In a large mixing bowl, whisk the 2 ½ cups cake flour, 1 tbsp + 1 tsp cocoa powder, 1 tsp baking soda, and ½ tsp salt until completely combined.
In a medium mixing bowl, whisk the 3/4 cup canola oil, 1 cup buttermilk, 1 ½ cups sugar, 1 tbsp vanilla, egg replacer, 2 tsp apple cider vinegar, and 3 tbsp red dye until combined. Add beet root powder by the tbsp until it turns a nice red color if you don’t use the food dye.
Pour the wet oil mixture into the dry mixture and beat with a paddle attachment until just combined. Slowly add the boiling water until combined. The batter will be thin, not thick.
Fill each skull mold until almost full.
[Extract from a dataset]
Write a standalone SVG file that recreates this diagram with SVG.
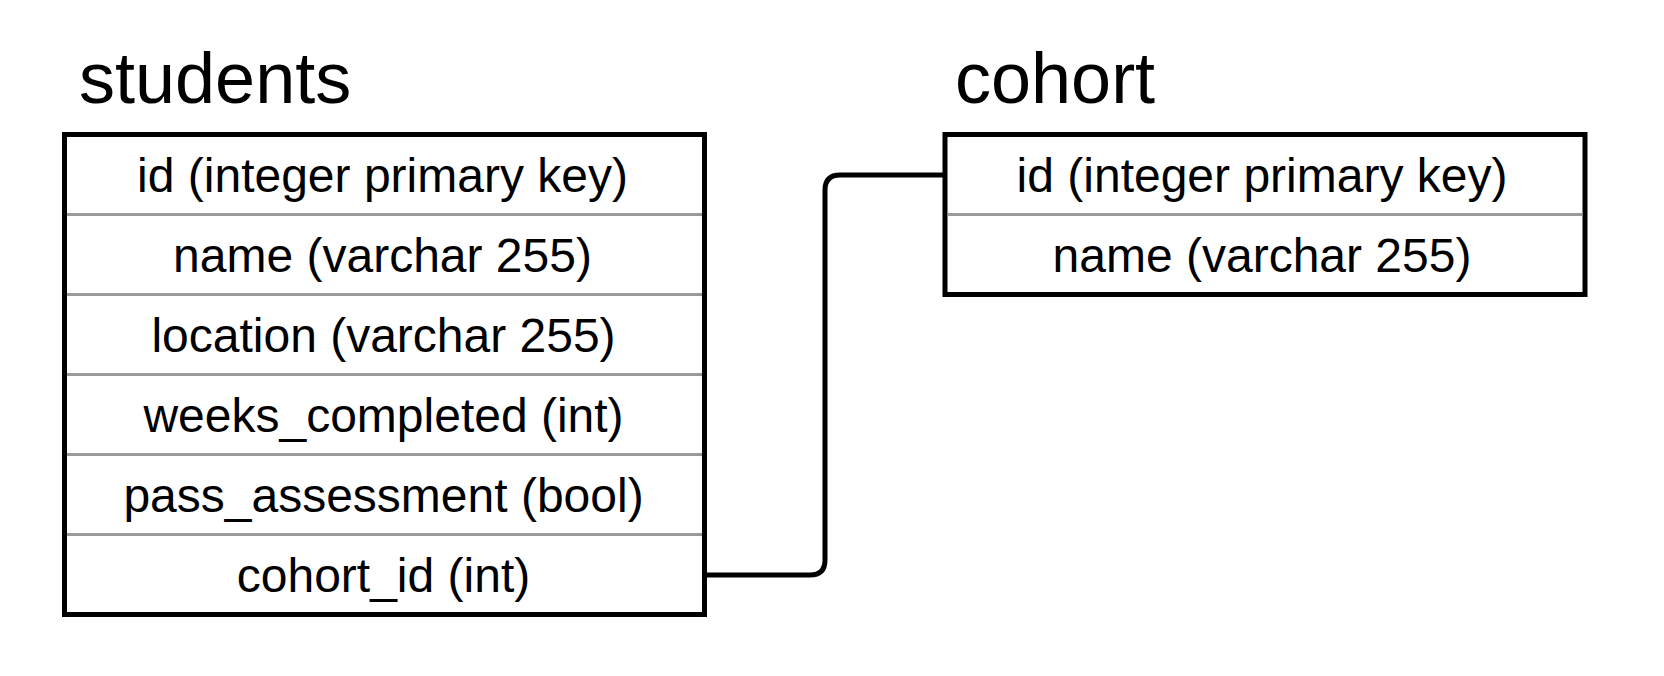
<svg xmlns="http://www.w3.org/2000/svg" width="1664" height="676" viewBox="0 0 1664 676">
<style>
.title{font-family:"Liberation Sans",Arial,Helvetica,sans-serif;font-size:72px;fill:#000}
.field{font-family:"Liberation Sans",Arial,Helvetica,sans-serif;font-size:48px;fill:#000;text-anchor:middle}
.box{fill:#fff;stroke:#000;stroke-width:5}
.div{stroke:#9a9a9a;stroke-width:3}
.conn{fill:none;stroke:#000;stroke-width:5;stroke-linejoin:round}
</style>
<rect width="1664" height="676" fill="#fff"/>
<g id="connectors">
<path class="conn" d="M705 575 H810 Q825 575 825 560 V190 Q825 175 840 175 H945"/>
</g>
<g id="students">
<text class="title" x="79" y="103">students</text>
<rect class="box" x="64.5" y="134.5" width="640" height="480"/>
<line class="div" x1="67" y1="214.5" x2="702" y2="214.5"/>
<line class="div" x1="67" y1="294.5" x2="702" y2="294.5"/>
<line class="div" x1="67" y1="374.5" x2="702" y2="374.5"/>
<line class="div" x1="67" y1="454.5" x2="702" y2="454.5"/>
<line class="div" x1="67" y1="534.5" x2="702" y2="534.5"/>
<text class="field" x="382.5" y="192">id (integer primary key)</text>
<text class="field" x="382.5" y="272">name (varchar 255)</text>
<text class="field" x="383.5" y="352">location (varchar 255)</text>
<text class="field" x="383.5" y="432">weeks_completed (int)</text>
<text class="field" x="383.5" y="512">pass_assessment (bool)</text>
<text class="field" x="383.5" y="592">cohort_id (int)</text>
</g>
<g id="cohort">
<text class="title" x="955" y="103">cohort</text>
<rect class="box" x="945" y="134.5" width="640" height="160"/>
<line class="div" x1="947.5" y1="214.5" x2="1582.5" y2="214.5"/>
<text class="field" x="1262" y="192">id (integer primary key)</text>
<text class="field" x="1262" y="272">name (varchar 255)</text>
</g>
</svg>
Bake for approximately 45 minutes, or until a wooden toothpick comes out clean when inserted in the center.
Cool in the pan for 10 minutes and then invert onto a cooling rack until they’re completely cool.
While the cakes are cooling, make the glaze.
When the cakes are completely cool, drizzle the glaze over the tops of the cakes so it pools int the eye and nose sockets and drips down the sides.
FOR THE ICING
In a small bowl, stir 1 tbsp into the sugar until the sugar starts to form a glaze, add more milk as needed until it’s the consistency you’re looking for to drizzle over the cakes.
If you add too much milk, add a small amount of sugar too thicken.